The INRI is inscribed on the top panel (cimasa) above Christ’s head.
On either side of Christ’s body, painted on the central section of the cross in a subordinate yet engaged position, appear the quintessential figures of sorrow. On the left is depicted the Virgin Mary, wrapped in a red cloak over a dark robe, her face turned toward the Crucified One in an attitude of sorrowful contemplation, her hands clasped in a gesture of lamentation. On the right appears Saint John the Evangelist, the beloved disciple, also dressed in red, who turns his gaze toward Christ with a sorrowful expression. Both figures display the linear style and formal solidity typical of the Master, with clearly discernible Giuntese influences in the treatment of the drapery and in the composed yet intense expressiveness of the faces.
At the ends of the horizontal arms of the cross, the so-called terminals, are depicted two angels in a frontal position, half-length, dressed in red and pink robes. They perform a specific theological function: they bear witness to and glorify the sacrifice of the Son of God, acting as mediators between the divine and human realms. Their gaze is directed toward the central Christ, evoking the Eastern iconographic tradition of the Deesis and the angelic choirs surrounding the Passion.

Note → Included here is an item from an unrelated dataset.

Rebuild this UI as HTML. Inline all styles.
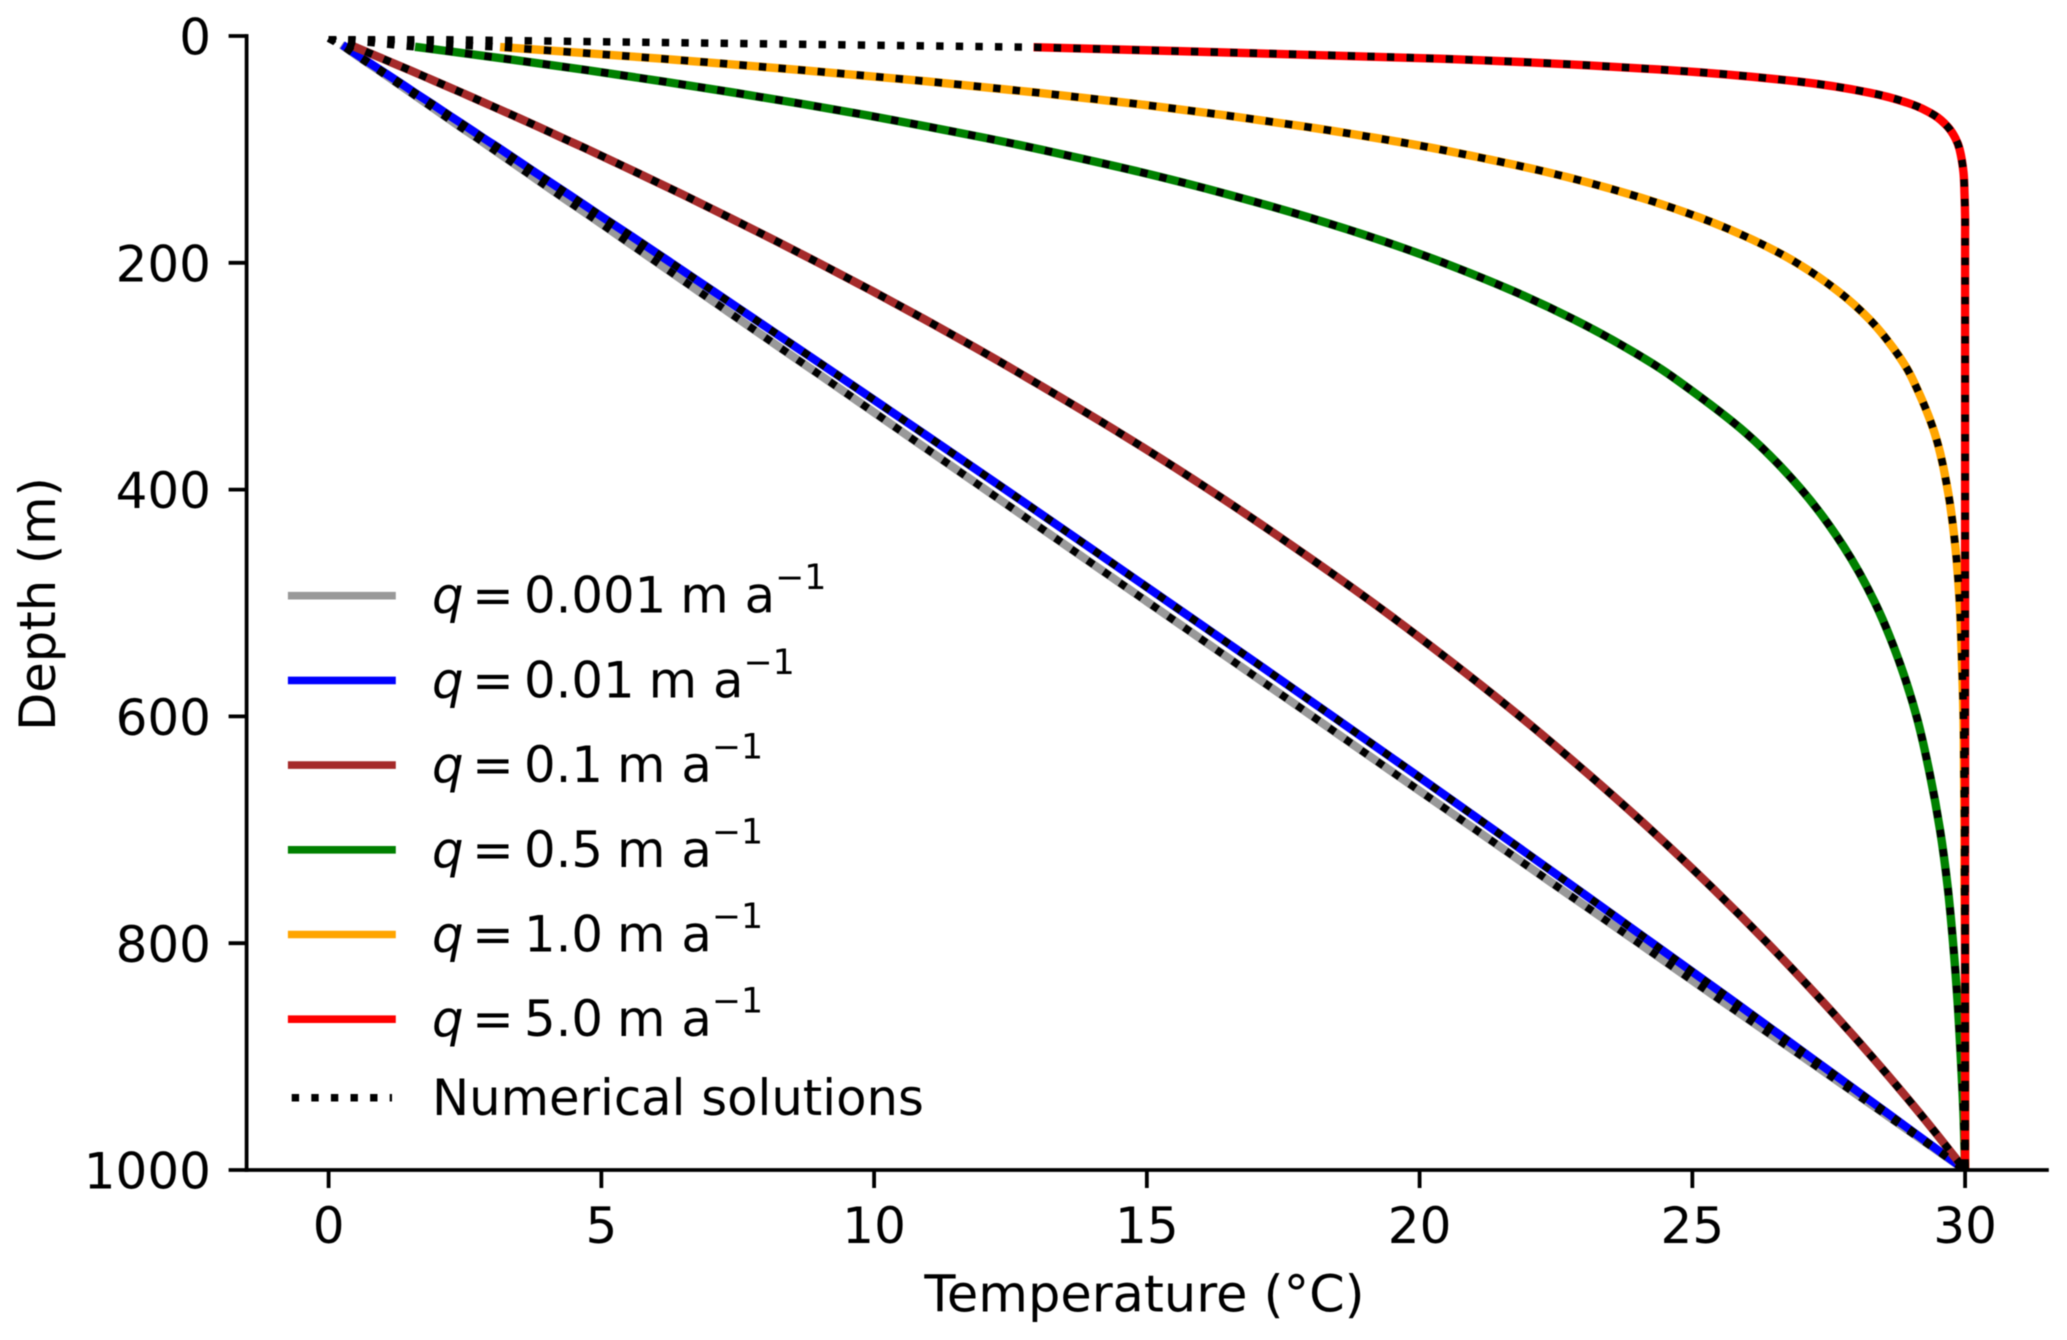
<!DOCTYPE html>
<html lang="en">
<head>
<meta charset="utf-8">
<title>Temperature versus depth profiles</title>
<style>
html,body{margin:0;padding:0;background:#fff;width:2067px;height:1340px;overflow:hidden}
svg{display:block;filter:blur(0.4px)}
text{font-family:"DejaVu Sans","Liberation Sans",sans-serif;font-size:50px;fill:#000}
#legend text{font-size:49.7px}
</style>
</head>
<body>
<svg id="chart" xmlns="http://www.w3.org/2000/svg" width="2067" height="1340" viewBox="0 0 2067 1340">
  <defs><clipPath id="plot-clip"><rect x="246.5" y="36" width="1800.5" height="1134"/></clipPath></defs>
  <g id="analytic-lines" clip-path="url(#plot-clip)"></g>
  <g id="numeric-lines" clip-path="url(#plot-clip)"></g>
  <g id="axes"></g>
  <text x="1144.5" y="1311.5" text-anchor="middle" style="font-size:51px">Temperature (°C)</text>
  <text transform="translate(55,604) rotate(-90)" text-anchor="middle" style="font-size:49.6px">Depth (m)</text>
  <g id="legend"></g>
</svg>
<script>
// ---- data ----
const xTicks = [0, 5, 10, 15, 20, 25, 30];
const yTicks = [0, 200, 400, 600, 800, 1000];
const depths = [10,20,30,40,50,60,70,80,90,100,120,140,160,180,200,225,250,275,300,350,400,450,500,550,600,650,700,750,800,850,900,950,1000];
const qLabels = ['0.001', '0.01', '0.1', '0.5', '1.0', '5.0'];
const seriesNames = ['q-0-001', 'q-0-01', 'q-0-1', 'q-0-5', 'q-1-0', 'q-5-0'];
const seriesColors = ['#999999', '#0000ff', '#a52a2a', '#008000', '#ffa500', '#ff0000'];

const tempQ0001 = [0.30,0.60,0.91,1.21,1.51,1.81,2.11,2.41,2.72,3.02,3.62,4.22,4.83,5.43,6.03,6.78,7.53,8.28,9.04,10.54,12.04,13.54,15.04,16.54,18.04,19.53,21.03,22.52,24.02,25.51,27.02,28.51,30];
const tempQ001 = [0.32,0.63,0.95,1.27,1.58,1.90,2.21,2.53,2.84,3.16,3.78,4.41,5.03,5.66,6.28,7.05,7.82,8.59,9.36,10.89,12.41,13.92,15.42,16.92,18.41,19.89,21.36,22.82,24.27,25.72,27.15,28.58,30];
const tempQ01 = [0.50,0.99,1.48,1.96,2.44,2.91,3.38,3.84,4.29,4.75,5.63,6.50,7.34,8.17,8.98,9.97,10.93,11.86,12.76,14.50,16.14,17.68,19.15,20.53,21.84,23.07,24.24,25.34,26.38,27.36,28.29,29.17,30];
const tempQ05 = [1.66,3.23,4.72,6.12,7.44,8.69,9.88,10.99,12.05,13.04,14.88,16.51,17.97,19.28,20.44,21.72,22.83,23.79,24.62,25.98,27.00,27.77,28.35,28.78,29.11,29.35,29.54,29.68,29.78,29.86,29.92,29.97,30];
const tempQ10 = [3.22,6.10,8.66,10.96,13.00,14.83,16.45,17.91,19.21,20.37,22.33,23.88,25.13,26.12,26.91,27.67,28.25,28.68,29.01,29.44,29.68,29.82,29.90,29.94,29.97,29.98,29.99,29.99,30,30,30,30,30];
const tempQ50 = [13.00,20.37,24.54,26.91,28.25,29.01,29.44,29.68,29.82,29.90,29.97,29.99,30,30,30,30,30,30,30,30,30,30,30,30,30,30,30,30,30,30,30,30,30];

const numericDepths = [2,10,20,30,40,50,60,70,80,90,100,120,140,160,180,200,225,250,275,300,350,400,450,500,550,600,650,700,750,800,850,900,950,1000];
const numQ0001 = [0,0.30,0.60,0.91,1.21,1.51,1.81,2.11,2.41,2.72,3.02,3.62,4.22,4.83,5.43,6.03,6.78,7.53,8.28,9.04,10.54,12.04,13.54,15.04,16.54,18.04,19.53,21.03,22.52,24.02,25.51,27.02,28.51,30];
const numQ001 = [0,0.32,0.63,0.95,1.27,1.58,1.90,2.21,2.53,2.84,3.16,3.78,4.41,5.03,5.66,6.28,7.05,7.82,8.59,9.36,10.89,12.41,13.92,15.42,16.92,18.41,19.89,21.36,22.82,24.27,25.72,27.15,28.58,30];
const numQ01 = [0,0.50,0.99,1.48,1.96,2.44,2.91,3.38,3.84,4.29,4.75,5.63,6.50,7.34,8.17,8.98,9.97,10.93,11.86,12.76,14.50,16.14,17.68,19.15,20.53,21.84,23.07,24.24,25.34,26.38,27.36,28.29,29.17,30];
const numQ05 = [0,1.66,3.23,4.72,6.12,7.44,8.69,9.88,10.99,12.05,13.04,14.88,16.51,17.97,19.28,20.44,21.72,22.83,23.79,24.62,25.98,27.00,27.77,28.35,28.78,29.11,29.35,29.54,29.68,29.78,29.86,29.92,29.97,30];
const numQ10 = [0,3.22,6.10,8.66,10.96,13.00,14.83,16.45,17.91,19.21,20.37,22.33,23.88,25.13,26.12,26.91,27.67,28.25,28.68,29.01,29.44,29.68,29.82,29.90,29.94,29.97,29.98,29.99,29.99,30,30,30,30,30];
const numQ50 = [0,13.00,20.37,24.54,26.91,28.25,29.01,29.44,29.68,29.82,29.90,29.97,29.99,30,30,30,30,30,30,30,30,30,30,30,30,30,30,30,30,30,30,30,30,30];

const analyticSeries = [tempQ0001, tempQ001, tempQ01, tempQ05, tempQ10, tempQ50];
const numericSeries = [numQ0001, numQ001, numQ01, numQ05, numQ10, numQ50];

// ---- axis functions ----
const NS = 'http://www.w3.org/2000/svg';
const CURVE_W = 8.4;
const HANDLE_W = 7.6;
const DOT_W = 7.5;
const AXIS_W = 3.8;
const DOT_DASH = '7.4 12.2';
function xScale(t) { return 328.6 + 54.55 * t; }
function yScale(d) { return 36 + 1.134 * d; }
function make(tag, attrs, parent) {
  const el = document.createElementNS(NS, tag);
  for (const k in attrs) el.setAttribute(k, attrs[k]);
  parent.appendChild(el);
  return el;
}
// Hermite spline parameterised by depth so that uneven depth steps stay smooth
function splinePath(temps, zs, straightFirst) {
  const X = temps.map(xScale);
  const Y = zs.map(yScale);
  let d = 'M' + X[0].toFixed(2) + ' ' + Y[0].toFixed(2);
  let start = 0;
  if (straightFirst) {
    d += 'L' + X[1].toFixed(2) + ' ' + Y[1].toFixed(2);
    start = 1;
  }
  function slope(A, i) {
    const lo = Math.max(i - 1, start), hi = Math.min(i + 1, A.length - 1);
    return (A[hi] - A[lo]) / (zs[hi] - zs[lo]);
  }
  for (let i = start; i < X.length - 1; i++) {
    const h = (zs[i + 1] - zs[i]) / 3;
    d += 'C' + (X[i] + slope(X, i) * h).toFixed(2) + ' ' + (Y[i] + slope(Y, i) * h).toFixed(2) +
         ' ' + (X[i + 1] - slope(X, i + 1) * h).toFixed(2) + ' ' + (Y[i + 1] - slope(Y, i + 1) * h).toFixed(2) +
         ' ' + X[i + 1].toFixed(2) + ' ' + Y[i + 1].toFixed(2);
  }
  return d;
}

// ---- series ----
const analyticGroup = document.getElementById('analytic-lines');
analyticSeries.forEach(function (temps, i) {
  const path = make('path', { d: splinePath(temps, depths, false), fill: 'none', stroke: seriesColors[i], 'stroke-width': CURVE_W, 'stroke-linecap': 'square', 'stroke-linejoin': 'round' }, analyticGroup);
  
  
});
const numericGroup = document.getElementById('numeric-lines');
numericSeries.forEach(function (temps, i) {
  const path = make('path', { d: splinePath(temps, numericDepths, true), fill: 'none', stroke: '#000', 'stroke-width': DOT_W, 'stroke-linecap': 'butt', 'stroke-dasharray': DOT_DASH }, numericGroup);
  
  
});

// ---- axes ----
const axes = document.getElementById('axes');
const ySpine = make('line', { x1: 246.6, x2: 246.6, y1: yScale(0) - 1.9, y2: yScale(1000) + 1.9, stroke: '#000', 'stroke-width': AXIS_W }, axes);


const xSpine = make('line', { x1: 244.7, x2: 2048.8, y1: yScale(1000), y2: yScale(1000), stroke: '#000', 'stroke-width': AXIS_W }, axes);


xTicks.forEach(function (t) {
  const tick = make('line', { x1: xScale(t), x2: xScale(t), y1: yScale(1000), y2: yScale(1000) + 18, stroke: '#000', 'stroke-width': AXIS_W }, axes);
  
  
  const label = make('text', { x: xScale(t), y: 1243, 'text-anchor': 'middle' }, axes);
  label.textContent = String(t);
  
  
});
yTicks.forEach(function (d) {
  const tick = make('line', { x1: 246.6, x2: 228.6, y1: yScale(d), y2: yScale(d), stroke: '#000', 'stroke-width': AXIS_W }, axes);
  
  
  const label = make('text', { x: 211, y: yScale(d) + 18.6, 'text-anchor': 'end' }, axes);
  label.textContent = String(d);
  
  
});

// ---- legend ----
const legend = document.getElementById('legend');
qLabels.forEach(function (q, i) {
  const cy = 595.7 + 84.7 * i;
  const entry = make('g', {}, legend);
  
  
  const handle = make('line', { x1: 291.7, x2: 392, y1: cy, y2: cy, stroke: seriesColors[i], 'stroke-width': HANDLE_W, 'stroke-linecap': 'square' }, entry);
  
  
  const text = make('text', { x: 432, y: cy + 17 }, entry);
  
  
  make('tspan', { 'font-style': 'italic' }, text).textContent = 'q';
  make('tspan', { dx: 8.6 }, text).textContent = '=';
  make('tspan', { dx: 10.2 }, text).textContent = q;
  make('tspan', { dx: 14 }, text).textContent = 'm';
  make('tspan', { dx: 16 }, text).textContent = 'a';
  make('tspan', { dy: -23.5, style: 'font-size:34.8px' }, text).textContent = '\u22121';
});
const numEntry = make('g', {}, legend);


const numCy = 595.7 + 84.7 * qLabels.length - 6.2;
const numHandle = make('line', { x1: 291.7, x2: 392, y1: numCy, y2: numCy, stroke: '#000', 'stroke-width': DOT_W, 'stroke-dasharray': DOT_DASH }, numEntry);


const numText = make('text', { x: 432, y: numCy + 17.3 }, numEntry);
numText.textContent = 'Numerical solutions';


</script>
</body>
</html>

The work is executed in tempera and gold leaf on wood, with a contoured structure that follows the outline of the cross. The photograph reveals widespread areas of paint loss, especially on the left arm and in the peripheral areas, where the ground and the original wood are largely visible. Despite the surface deterioration, the original quality of the drawing is still clearly perceptible in the anatomical construction of Christ and in the vibrant drapery of the figures on the sides. The gold leaf of the background, though worn, continues to lend the whole work that sacred and luminous quality characteristic of Byzantine icons and Tuscan Romanesque painting.